What you will do: Where a line contains the word "page", copy that line in full.

Given material:

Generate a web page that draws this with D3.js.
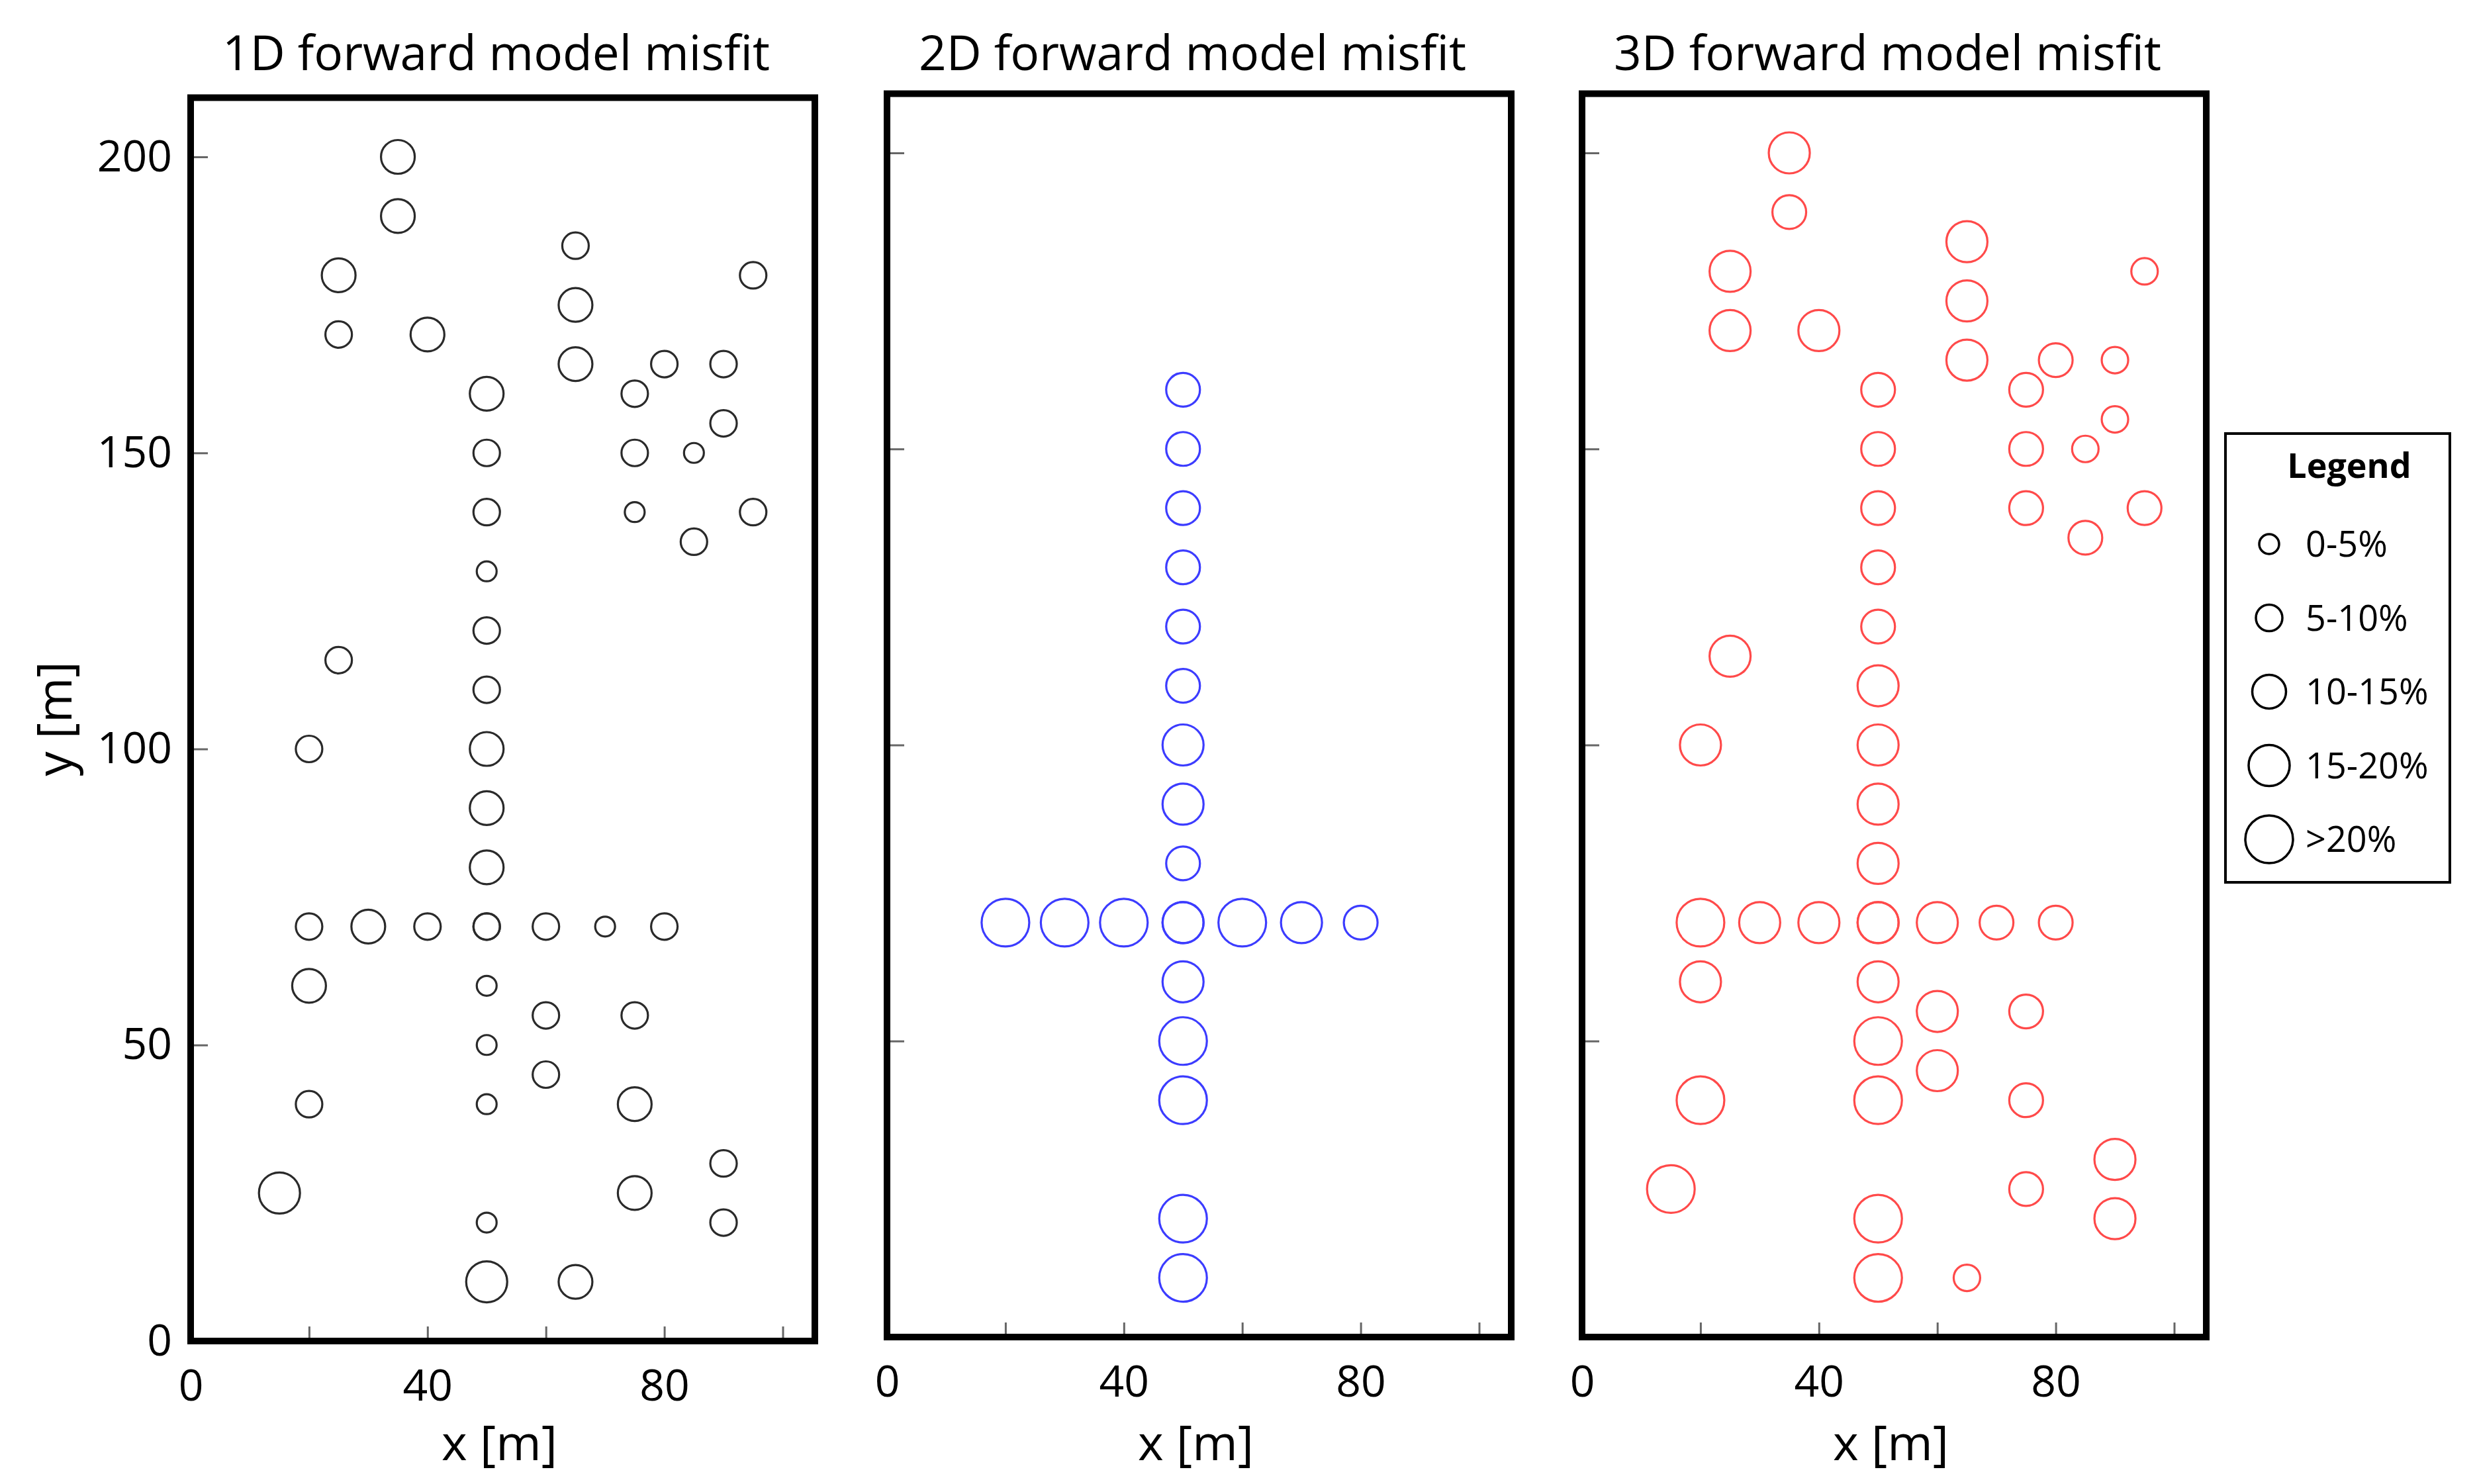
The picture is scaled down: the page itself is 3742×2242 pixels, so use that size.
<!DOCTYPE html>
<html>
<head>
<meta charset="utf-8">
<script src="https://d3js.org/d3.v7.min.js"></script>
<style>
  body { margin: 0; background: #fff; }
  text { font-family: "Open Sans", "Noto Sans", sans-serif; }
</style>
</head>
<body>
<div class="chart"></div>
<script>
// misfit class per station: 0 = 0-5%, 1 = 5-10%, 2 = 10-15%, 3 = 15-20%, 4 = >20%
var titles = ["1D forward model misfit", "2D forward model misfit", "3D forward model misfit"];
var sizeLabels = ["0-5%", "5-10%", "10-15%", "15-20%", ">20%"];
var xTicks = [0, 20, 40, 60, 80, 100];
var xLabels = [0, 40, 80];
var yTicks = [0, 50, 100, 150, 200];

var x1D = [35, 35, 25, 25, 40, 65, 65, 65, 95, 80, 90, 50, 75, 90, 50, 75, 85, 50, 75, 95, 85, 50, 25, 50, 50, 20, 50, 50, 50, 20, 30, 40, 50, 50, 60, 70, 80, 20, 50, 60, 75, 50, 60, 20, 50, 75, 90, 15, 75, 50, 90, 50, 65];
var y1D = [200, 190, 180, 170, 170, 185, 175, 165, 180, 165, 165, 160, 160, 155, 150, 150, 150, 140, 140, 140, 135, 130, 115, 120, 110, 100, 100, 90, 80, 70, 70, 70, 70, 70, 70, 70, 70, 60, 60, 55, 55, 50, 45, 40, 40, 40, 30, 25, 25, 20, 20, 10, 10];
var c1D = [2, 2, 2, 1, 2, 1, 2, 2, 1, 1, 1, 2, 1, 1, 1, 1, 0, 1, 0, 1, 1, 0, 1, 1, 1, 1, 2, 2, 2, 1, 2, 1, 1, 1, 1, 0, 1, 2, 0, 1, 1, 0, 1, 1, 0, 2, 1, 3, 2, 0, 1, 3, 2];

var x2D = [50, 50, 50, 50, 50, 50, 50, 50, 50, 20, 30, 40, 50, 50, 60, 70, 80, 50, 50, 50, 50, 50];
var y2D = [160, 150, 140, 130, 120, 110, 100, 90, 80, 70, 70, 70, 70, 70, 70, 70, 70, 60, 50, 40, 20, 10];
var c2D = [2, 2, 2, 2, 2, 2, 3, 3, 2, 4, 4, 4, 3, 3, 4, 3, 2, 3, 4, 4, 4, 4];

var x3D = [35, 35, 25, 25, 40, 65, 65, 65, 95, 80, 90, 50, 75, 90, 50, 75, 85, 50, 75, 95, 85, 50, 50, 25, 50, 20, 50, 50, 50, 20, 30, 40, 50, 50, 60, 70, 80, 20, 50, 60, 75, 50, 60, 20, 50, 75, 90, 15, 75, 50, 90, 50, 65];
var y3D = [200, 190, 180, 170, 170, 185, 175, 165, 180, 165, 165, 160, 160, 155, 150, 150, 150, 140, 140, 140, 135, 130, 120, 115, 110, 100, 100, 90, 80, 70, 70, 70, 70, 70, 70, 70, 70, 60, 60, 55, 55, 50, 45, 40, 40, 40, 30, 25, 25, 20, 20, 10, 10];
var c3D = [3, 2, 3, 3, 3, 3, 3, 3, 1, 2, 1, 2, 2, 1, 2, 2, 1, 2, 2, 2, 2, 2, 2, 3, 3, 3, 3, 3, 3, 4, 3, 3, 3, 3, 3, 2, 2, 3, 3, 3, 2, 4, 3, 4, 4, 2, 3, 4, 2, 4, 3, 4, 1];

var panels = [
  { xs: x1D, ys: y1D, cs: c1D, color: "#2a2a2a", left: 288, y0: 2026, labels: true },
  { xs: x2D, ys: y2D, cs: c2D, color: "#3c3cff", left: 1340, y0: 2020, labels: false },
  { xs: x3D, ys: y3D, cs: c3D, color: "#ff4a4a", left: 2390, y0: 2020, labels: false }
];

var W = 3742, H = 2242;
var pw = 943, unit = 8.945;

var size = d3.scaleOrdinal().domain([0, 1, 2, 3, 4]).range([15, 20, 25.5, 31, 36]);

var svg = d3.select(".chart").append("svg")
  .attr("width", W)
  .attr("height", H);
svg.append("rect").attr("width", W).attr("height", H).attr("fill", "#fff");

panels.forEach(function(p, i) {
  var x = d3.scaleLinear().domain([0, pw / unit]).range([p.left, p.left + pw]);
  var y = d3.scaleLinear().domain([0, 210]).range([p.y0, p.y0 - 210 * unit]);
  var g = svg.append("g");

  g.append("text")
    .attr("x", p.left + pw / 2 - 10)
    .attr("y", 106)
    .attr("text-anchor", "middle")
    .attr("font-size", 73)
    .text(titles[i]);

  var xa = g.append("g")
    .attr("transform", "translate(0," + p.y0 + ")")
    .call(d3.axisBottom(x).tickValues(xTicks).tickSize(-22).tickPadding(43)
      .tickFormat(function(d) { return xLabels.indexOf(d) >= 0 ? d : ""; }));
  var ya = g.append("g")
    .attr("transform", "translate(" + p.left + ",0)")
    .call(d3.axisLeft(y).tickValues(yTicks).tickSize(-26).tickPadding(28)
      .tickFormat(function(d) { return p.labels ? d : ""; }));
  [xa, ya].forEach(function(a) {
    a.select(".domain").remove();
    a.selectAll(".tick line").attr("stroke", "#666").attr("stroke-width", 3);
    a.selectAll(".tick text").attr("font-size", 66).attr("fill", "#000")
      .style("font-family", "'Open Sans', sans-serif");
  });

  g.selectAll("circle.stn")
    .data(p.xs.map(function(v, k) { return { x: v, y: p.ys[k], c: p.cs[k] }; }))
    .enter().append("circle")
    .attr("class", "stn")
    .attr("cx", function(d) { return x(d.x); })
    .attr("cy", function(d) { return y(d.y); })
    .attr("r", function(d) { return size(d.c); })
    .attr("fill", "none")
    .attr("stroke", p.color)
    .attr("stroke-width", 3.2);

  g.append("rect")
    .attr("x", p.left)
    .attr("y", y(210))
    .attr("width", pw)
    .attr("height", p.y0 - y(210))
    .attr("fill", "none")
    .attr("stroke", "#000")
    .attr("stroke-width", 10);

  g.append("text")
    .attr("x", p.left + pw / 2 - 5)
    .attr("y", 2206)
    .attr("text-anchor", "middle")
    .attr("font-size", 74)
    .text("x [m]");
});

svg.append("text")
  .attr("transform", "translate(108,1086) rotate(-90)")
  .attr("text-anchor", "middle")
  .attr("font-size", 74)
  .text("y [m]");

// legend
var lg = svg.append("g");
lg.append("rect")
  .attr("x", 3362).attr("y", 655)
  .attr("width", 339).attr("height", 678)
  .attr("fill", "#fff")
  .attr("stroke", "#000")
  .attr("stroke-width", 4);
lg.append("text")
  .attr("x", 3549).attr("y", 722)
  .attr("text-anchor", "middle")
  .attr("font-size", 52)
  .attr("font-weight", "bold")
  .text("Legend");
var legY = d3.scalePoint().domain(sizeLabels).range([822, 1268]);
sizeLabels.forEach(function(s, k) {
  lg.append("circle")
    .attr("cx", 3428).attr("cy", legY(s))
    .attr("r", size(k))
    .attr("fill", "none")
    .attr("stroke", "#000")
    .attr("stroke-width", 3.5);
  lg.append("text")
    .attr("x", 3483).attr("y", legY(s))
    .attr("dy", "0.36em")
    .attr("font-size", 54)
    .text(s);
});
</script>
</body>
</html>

Exercise response:
Generate a web page that draws this with D3.js.
The picture is scaled down: the page itself is 3742×2242 pixels, so use that size.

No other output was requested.